Muhajir Politics refers to the politics and nationalism of Muhajirs in Pakistan.

Background 
The Muhajirs have started many socio-political groups such as Muttahida Qaumi Movement under Altaf Hussain in 1984, All Pakistan Muslim League under Pervez Musharraf and Pakistan Tehreek-e-Insaaf under Imran Khan as a populist movement, The literacy rate among the Muhajirs is very high in Pakistan.
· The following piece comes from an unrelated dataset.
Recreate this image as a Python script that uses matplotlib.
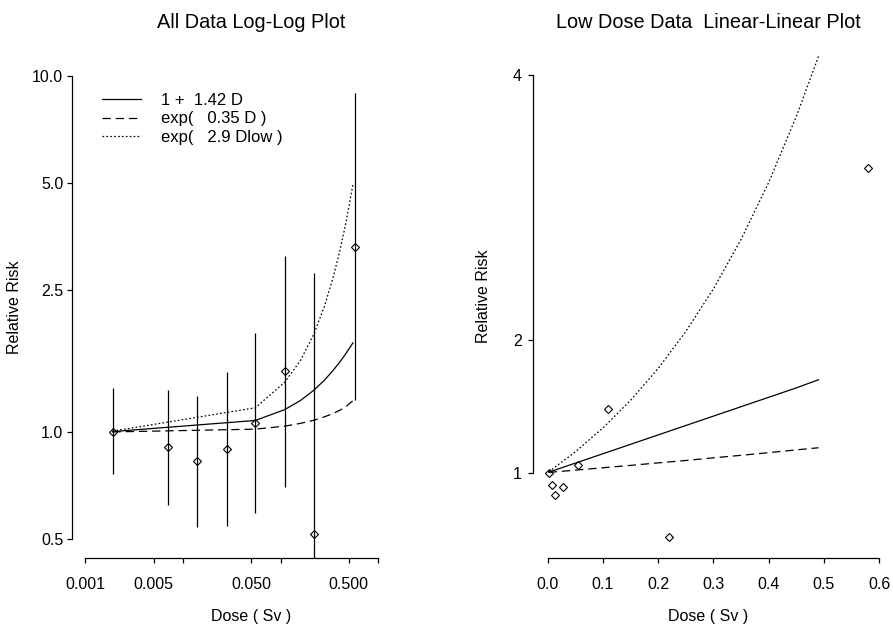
import numpy as np
import matplotlib
matplotlib.use("Agg")
import matplotlib.pyplot as plt

plt.rcParams['font.family'] = ['Liberation Sans', 'DejaVu Sans']
plt.rcParams['lines.scale_dashes'] = False

# data
dose = [0.0019, 0.007, 0.014, 0.028, 0.055, 0.11, 0.22, 0.58]
rr = [1.0, 0.908, 0.831, 0.894, 1.06, 1.48, 0.517, 3.30]
rr_lo = [0.762, 0.625, 0.543, 0.545, 0.594, 0.699, 0.35, 1.232]
rr_hi = [1.329, 1.315, 1.264, 1.47, 1.897, 3.13, 2.79, 8.95]

# fitted curves, left panel (all data)
fit_dose_all = [0.0019, 0.055, 0.11, 0.16, 0.22, 0.28, 0.34, 0.40, 0.46, 0.55]
lin_all = [1.003, 1.078, 1.156, 1.227, 1.312, 1.398, 1.483, 1.568, 1.653, 1.78]
expd_all = [1.001, 1.019, 1.039, 1.058, 1.080, 1.103, 1.126, 1.150, 1.175, 1.225]
explow_all = [1.006, 1.17, 1.38, 1.59, 1.89, 2.25, 2.68, 3.19, 3.80, 4.95]

# fitted curves, right panel (low dose)
fit_dose_low = [0.0019, 0.05, 0.10, 0.15, 0.20, 0.25, 0.30, 0.35, 0.40, 0.45, 0.49]
lin_low = [1.003, 1.071, 1.142, 1.213, 1.284, 1.355, 1.426, 1.497, 1.568, 1.639, 1.70]
expd_low = [1.001, 1.018, 1.036, 1.054, 1.073, 1.091, 1.111, 1.130, 1.150, 1.171, 1.187]
explow_low = [1.006, 1.156, 1.337, 1.545, 1.786, 2.065, 2.387, 2.760, 3.190, 3.688, 4.14]

legend_labels = ["1 +  1.42 D", "exp(   0.35 D )", "exp(   2.9 Dlow )"]

W, H = 893, 629
fig = plt.figure(figsize=(W / 100, H / 100), dpi=100)


def box(x0, x1, y0, y1):
    return [x0 / W, 1 - y1 / H, (x1 - x0) / W, (y1 - y0) / H]


ax1 = fig.add_axes(box(72.3, 428, 57.5, 558.4))
ax2 = fig.add_axes(box(533.3, 883.6, 35.4, 558.4))

dash = (0, (6, 3.5))
dot = (0, (1.2, 1.6))
lw = 0.9

# left panel
ax1.set_xscale('log')
ax1.set_yscale('log')
ax1.vlines(dose, rr_lo, rr_hi, color='black', lw=lw)
ax1.plot(dose, rr, 'D', ms=3.9, mfc='none', mec='black', mew=0.8)
ax1.plot(fit_dose_all, lin_all, color='black', lw=lw, label=legend_labels[0])
ax1.plot(fit_dose_all, expd_all, color='black', lw=lw, ls=dash, label=legend_labels[1])
ax1.plot(fit_dose_all, explow_all, color='black', lw=lw, ls=dot, label=legend_labels[2])
ax1.set_xlim(7.36e-4, 3.23)
ax1.set_ylim(0.4418, 11.27)
ax1.set_xticks([0.001, 0.005, 0.01, 0.05, 0.1, 0.5, 1.0])
ax1.set_xticklabels(["0.001", "0.005", "", "0.050", "", "0.500", ""])
ax1.set_yticks([0.5, 1.0, 2.5, 5.0, 10.0])
ax1.set_yticklabels(["0.5", "1.0", "2.5", "5.0", "10.0"])
ax1.minorticks_off()
ax1.spines['bottom'].set_bounds(0.001, 1.0)
ax1.spines['left'].set_bounds(0.5, 10.0)

leg = ax1.legend(loc='upper left', bbox_to_anchor=(101.7 / W, 1 - 93 / H),
                 bbox_transform=fig.transFigure, frameon=False, fontsize=12,
                 handlelength=2.34, handletextpad=1.2, labelspacing=0.21,
                 borderpad=0, borderaxespad=0)

# right panel
ax2.plot(dose, rr, 'D', ms=3.9, mfc='none', mec='black', mew=0.8)
ax2.plot(fit_dose_low, lin_low, color='black', lw=lw)
ax2.plot(fit_dose_low, expd_low, color='black', lw=lw, ls=dash)
ax2.plot(fit_dose_low, explow_low, color='black', lw=lw, ls=dot)
ax2.set_xlim(-0.0261, 0.6079)
ax2.set_ylim(0.352, 4.299)
ax2.set_xticks([0.0, 0.1, 0.2, 0.3, 0.4, 0.5, 0.6])
ax2.set_xticklabels(["0.0", "0.1", "0.2", "0.3", "0.4", "0.5", "0.6"])
ax2.set_yticks([1, 2, 4])
ax2.set_yticklabels(["1", "2", "4"])
ax2.spines['bottom'].set_bounds(0.0, 0.6)
ax2.spines['left'].set_bounds(1, 4)

for ax in (ax1, ax2):
    ax.patch.set_visible(False)
    ax.spines['top'].set_visible(False)
    ax.spines['right'].set_visible(False)
    ax.spines['left'].set_linewidth(0.9)
    ax.spines['bottom'].set_linewidth(0.9)
    ax.tick_params(axis='x', direction='out', length=3.6, width=0.9, pad=10, labelsize=11.5)
    ax.tick_params(axis='y', direction='out', length=3.6, width=0.9, pad=3, labelsize=11.5)
ax2.tick_params(axis='y', pad=4.5)

# titles and axis labels
fig.text(251 / W, 1 - 28.3 / H, "All Data Log-Log Plot", ha='center', va='baseline', fontsize=14.3)
fig.text(708.5 / W, 1 - 28.3 / H, "Low Dose Data  Linear-Linear Plot", ha='center', va='baseline', fontsize=14.3)
fig.text(251 / W, 1 - 621 / H, "Dose ( Sv )", ha='center', va='baseline', fontsize=11.5)
fig.text(708.5 / W, 1 - 621 / H, "Dose ( Sv )", ha='center', va='baseline', fontsize=11.5)
fig.text(14.5 / W, 1 - 307 / H, "Relative Risk", rotation=90, ha='center', va='center', fontsize=11.5)
fig.text(483 / W, 1 - 296 / H, "Relative Risk", rotation=90, ha='center', va='center', fontsize=11.5)

fig.savefig("out.png", dpi=100)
Although the Muhajirs were, socially, urbane and liberal they sided with the country's religious political parties, which were created and dominated by Indian Muslims, such as Jamiat Ulema-i-Pakistan and Jamaat-e-Islami Pakistan.

History

1947-1958 
Since the partition of India in 1947, the Muhajirs to Pakistan largely settled in the Sindh, particularly in the province's capital, Karachi, where the Muhajirs became a majority. As a result of the Muhajir domination of major Sindhi cities, there were been tensions between Muhajirs and the native Sindhis. The Muhajirs, upon their arrival in Pakistan, soon joined the Punjabi-dominated ruling elite of the country due to their high rates of education and urban background. They possessed the required expertise for running Pakistan's nascent bureaucracy and economy.

1958–1965 
From 1958 till the death of Fatima Jinnah the Muhajirs supported Fatima Jinnah. The Muhajir diaspora was upset by Khan’s ideas on institutional framework, and they voted for Fatima Jinnah over Ayub Khan in the first general election in 1964. As a result, Khan’s victory and the ensuing confrontations in Karachi between Muhajirs and Pashtuns fostered a sense of unease.

1965–1971 
With Muhajirs already angry with Ayub Khan after he defeated or allegedly rigged elections, the youth backed Zulfikar Ali Bhutto after he left Ayub's cabinet. Another reason for their support to Bhutto was his anti-India stance, as migrants from India had come to Pakistan it was but a natural reaction.

1971–1988 
The 1970 Pakistani general election on 7 December 1970, saw the emergence of the Bengali dominated Awami League, which won the elections. When an ethnic Sindhi, Zulfikar Ali Bhutto, became the country's prime minister in December 1971, after the 1971 Indo-Pakistani War the Muhajirs feared that they would be further side-lined, this time by the economic and political resurgence of Sindhis under Bhutto. The Muhajirs voted for Jamaat-e-Islami Pakistan and Jamiat Ulema-e-Pakistan. Muhajirs had decisively lost their place in the ruling elite, but they were still an economic force to reckon with (especially in Urban Sindh).